>> begin DATASET SECTION

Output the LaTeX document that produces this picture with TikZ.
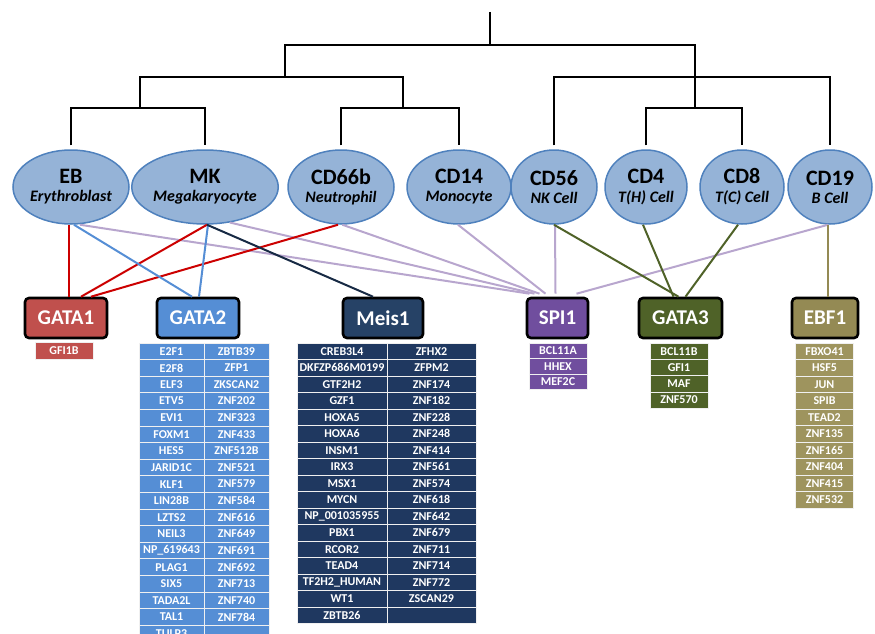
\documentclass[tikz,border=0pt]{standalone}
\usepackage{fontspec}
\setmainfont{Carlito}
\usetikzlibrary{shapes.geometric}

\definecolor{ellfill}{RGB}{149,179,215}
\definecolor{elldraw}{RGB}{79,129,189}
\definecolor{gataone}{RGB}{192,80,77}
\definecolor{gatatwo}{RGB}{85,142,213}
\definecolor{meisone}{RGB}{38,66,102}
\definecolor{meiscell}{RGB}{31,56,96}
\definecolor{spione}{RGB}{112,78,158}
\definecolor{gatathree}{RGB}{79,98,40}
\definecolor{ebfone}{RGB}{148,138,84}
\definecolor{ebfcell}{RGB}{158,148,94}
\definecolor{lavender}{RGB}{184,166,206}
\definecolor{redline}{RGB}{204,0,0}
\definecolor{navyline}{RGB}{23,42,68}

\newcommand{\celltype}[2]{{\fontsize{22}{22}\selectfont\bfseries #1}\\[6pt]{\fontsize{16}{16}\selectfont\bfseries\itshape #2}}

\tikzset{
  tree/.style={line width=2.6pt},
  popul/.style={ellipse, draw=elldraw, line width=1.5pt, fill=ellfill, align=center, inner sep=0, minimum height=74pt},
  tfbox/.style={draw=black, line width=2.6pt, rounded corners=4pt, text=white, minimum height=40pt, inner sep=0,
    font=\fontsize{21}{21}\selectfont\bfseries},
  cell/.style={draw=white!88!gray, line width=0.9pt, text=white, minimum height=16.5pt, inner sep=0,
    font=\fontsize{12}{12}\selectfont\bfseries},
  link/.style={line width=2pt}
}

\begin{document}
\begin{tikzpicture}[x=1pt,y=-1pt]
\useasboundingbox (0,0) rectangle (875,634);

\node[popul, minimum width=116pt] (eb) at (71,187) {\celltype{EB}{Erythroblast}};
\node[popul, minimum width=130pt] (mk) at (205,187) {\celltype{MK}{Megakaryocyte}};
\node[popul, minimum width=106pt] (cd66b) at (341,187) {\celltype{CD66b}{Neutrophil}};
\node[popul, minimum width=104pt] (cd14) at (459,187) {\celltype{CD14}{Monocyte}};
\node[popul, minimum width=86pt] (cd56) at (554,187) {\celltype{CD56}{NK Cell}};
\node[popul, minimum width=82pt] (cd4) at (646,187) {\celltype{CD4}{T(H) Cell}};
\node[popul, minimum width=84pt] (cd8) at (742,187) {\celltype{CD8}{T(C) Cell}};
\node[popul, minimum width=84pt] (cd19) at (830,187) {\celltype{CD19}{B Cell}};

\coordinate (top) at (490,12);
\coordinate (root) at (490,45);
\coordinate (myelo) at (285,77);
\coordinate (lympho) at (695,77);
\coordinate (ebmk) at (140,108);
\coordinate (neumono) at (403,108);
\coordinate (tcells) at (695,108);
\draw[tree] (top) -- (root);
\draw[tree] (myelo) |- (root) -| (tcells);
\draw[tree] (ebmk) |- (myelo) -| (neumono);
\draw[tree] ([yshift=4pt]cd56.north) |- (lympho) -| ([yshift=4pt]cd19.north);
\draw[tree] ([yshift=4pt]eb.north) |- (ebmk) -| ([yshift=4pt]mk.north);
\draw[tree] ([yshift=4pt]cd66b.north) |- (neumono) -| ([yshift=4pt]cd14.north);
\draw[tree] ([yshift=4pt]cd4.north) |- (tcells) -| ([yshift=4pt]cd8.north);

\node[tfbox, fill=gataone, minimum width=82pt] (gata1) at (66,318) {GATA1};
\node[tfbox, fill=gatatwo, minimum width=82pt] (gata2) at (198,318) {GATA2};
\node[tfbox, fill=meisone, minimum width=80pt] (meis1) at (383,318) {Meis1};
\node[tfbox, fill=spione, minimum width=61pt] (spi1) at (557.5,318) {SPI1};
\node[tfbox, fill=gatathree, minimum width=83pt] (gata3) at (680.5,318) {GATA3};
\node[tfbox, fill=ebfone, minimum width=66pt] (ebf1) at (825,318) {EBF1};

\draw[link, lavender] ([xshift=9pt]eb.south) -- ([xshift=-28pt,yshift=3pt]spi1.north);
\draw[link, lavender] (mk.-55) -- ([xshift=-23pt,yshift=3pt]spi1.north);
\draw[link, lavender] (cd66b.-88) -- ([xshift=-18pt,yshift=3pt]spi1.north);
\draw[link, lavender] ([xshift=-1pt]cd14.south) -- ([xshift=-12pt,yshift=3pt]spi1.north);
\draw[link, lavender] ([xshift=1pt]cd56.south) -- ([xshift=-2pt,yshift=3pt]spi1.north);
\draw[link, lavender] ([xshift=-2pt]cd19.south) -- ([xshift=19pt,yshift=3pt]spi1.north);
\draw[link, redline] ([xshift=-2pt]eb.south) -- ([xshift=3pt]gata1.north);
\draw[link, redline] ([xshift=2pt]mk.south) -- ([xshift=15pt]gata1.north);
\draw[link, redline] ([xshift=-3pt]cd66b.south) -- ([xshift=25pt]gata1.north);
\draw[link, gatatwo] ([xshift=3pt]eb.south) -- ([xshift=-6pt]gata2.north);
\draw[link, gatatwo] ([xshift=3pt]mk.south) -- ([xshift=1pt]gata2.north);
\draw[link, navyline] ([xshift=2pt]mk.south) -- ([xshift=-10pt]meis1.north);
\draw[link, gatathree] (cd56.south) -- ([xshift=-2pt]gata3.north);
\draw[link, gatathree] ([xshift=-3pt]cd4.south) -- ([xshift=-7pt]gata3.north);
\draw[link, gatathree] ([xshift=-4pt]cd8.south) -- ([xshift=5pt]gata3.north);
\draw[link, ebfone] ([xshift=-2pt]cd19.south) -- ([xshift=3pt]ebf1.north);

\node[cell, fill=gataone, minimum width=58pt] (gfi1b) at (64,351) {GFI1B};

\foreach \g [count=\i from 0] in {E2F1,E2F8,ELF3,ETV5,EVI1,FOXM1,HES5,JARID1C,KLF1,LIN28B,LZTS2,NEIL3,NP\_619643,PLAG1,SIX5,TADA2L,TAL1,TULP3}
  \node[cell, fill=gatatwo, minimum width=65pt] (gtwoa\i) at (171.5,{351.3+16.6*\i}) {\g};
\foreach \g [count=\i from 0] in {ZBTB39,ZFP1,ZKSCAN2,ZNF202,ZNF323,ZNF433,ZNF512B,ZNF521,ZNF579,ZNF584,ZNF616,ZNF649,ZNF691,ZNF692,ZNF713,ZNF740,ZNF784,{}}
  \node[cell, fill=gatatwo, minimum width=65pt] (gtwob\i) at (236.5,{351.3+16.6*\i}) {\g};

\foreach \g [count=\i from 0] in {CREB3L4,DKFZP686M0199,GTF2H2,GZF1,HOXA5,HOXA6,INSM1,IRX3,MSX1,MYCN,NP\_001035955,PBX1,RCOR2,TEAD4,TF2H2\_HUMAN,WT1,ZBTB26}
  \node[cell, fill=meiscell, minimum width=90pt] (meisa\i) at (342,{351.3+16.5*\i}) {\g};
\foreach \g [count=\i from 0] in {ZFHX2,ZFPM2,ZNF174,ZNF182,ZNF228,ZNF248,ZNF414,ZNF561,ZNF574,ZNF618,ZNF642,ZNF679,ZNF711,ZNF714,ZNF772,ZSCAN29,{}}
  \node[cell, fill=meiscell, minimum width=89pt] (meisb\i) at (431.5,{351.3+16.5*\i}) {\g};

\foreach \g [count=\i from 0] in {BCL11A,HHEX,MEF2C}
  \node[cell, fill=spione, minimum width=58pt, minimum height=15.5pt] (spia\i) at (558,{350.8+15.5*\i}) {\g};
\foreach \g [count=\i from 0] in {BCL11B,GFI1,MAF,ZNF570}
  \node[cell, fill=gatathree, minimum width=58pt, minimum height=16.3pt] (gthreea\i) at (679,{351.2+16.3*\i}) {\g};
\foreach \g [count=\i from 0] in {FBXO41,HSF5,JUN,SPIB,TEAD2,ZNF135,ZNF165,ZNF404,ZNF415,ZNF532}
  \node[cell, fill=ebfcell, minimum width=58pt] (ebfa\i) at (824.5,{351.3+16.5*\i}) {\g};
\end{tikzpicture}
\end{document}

>> end DATASET SECTION

» **WHAT THE TASK REQUIRES**
Pictures excluded, repeat exactly the lines from the top of the material through the line with "(0,0) rectangle (875,634);", including both of those lines.

» **REPLY TO THE EXERCISE**
Output the LaTeX document that produces this picture with TikZ.
\documentclass[tikz,border=0pt]{standalone}
\usepackage{fontspec}
\setmainfont{Carlito}
\usetikzlibrary{shapes.geometric}

\definecolor{ellfill}{RGB}{149,179,215}
\definecolor{elldraw}{RGB}{79,129,189}
\definecolor{gataone}{RGB}{192,80,77}
\definecolor{gatatwo}{RGB}{85,142,213}
\definecolor{meisone}{RGB}{38,66,102}
\definecolor{meiscell}{RGB}{31,56,96}
\definecolor{spione}{RGB}{112,78,158}
\definecolor{gatathree}{RGB}{79,98,40}
\definecolor{ebfone}{RGB}{148,138,84}
\definecolor{ebfcell}{RGB}{158,148,94}
\definecolor{lavender}{RGB}{184,166,206}
\definecolor{redline}{RGB}{204,0,0}
\definecolor{navyline}{RGB}{23,42,68}

\newcommand{\celltype}[2]{{\fontsize{22}{22}\selectfont\bfseries #1}\\[6pt]{\fontsize{16}{16}\selectfont\bfseries\itshape #2}}

\tikzset{
  tree/.style={line width=2.6pt},
  popul/.style={ellipse, draw=elldraw, line width=1.5pt, fill=ellfill, align=center, inner sep=0, minimum height=74pt},
  tfbox/.style={draw=black, line width=2.6pt, rounded corners=4pt, text=white, minimum height=40pt, inner sep=0,
    font=\fontsize{21}{21}\selectfont\bfseries},
  cell/.style={draw=white!88!gray, line width=0.9pt, text=white, minimum height=16.5pt, inner sep=0,
    font=\fontsize{12}{12}\selectfont\bfseries},
  link/.style={line width=2pt}
}

\begin{document}
\begin{tikzpicture}[x=1pt,y=-1pt]
\useasboundingbox (0,0) rectangle (875,634);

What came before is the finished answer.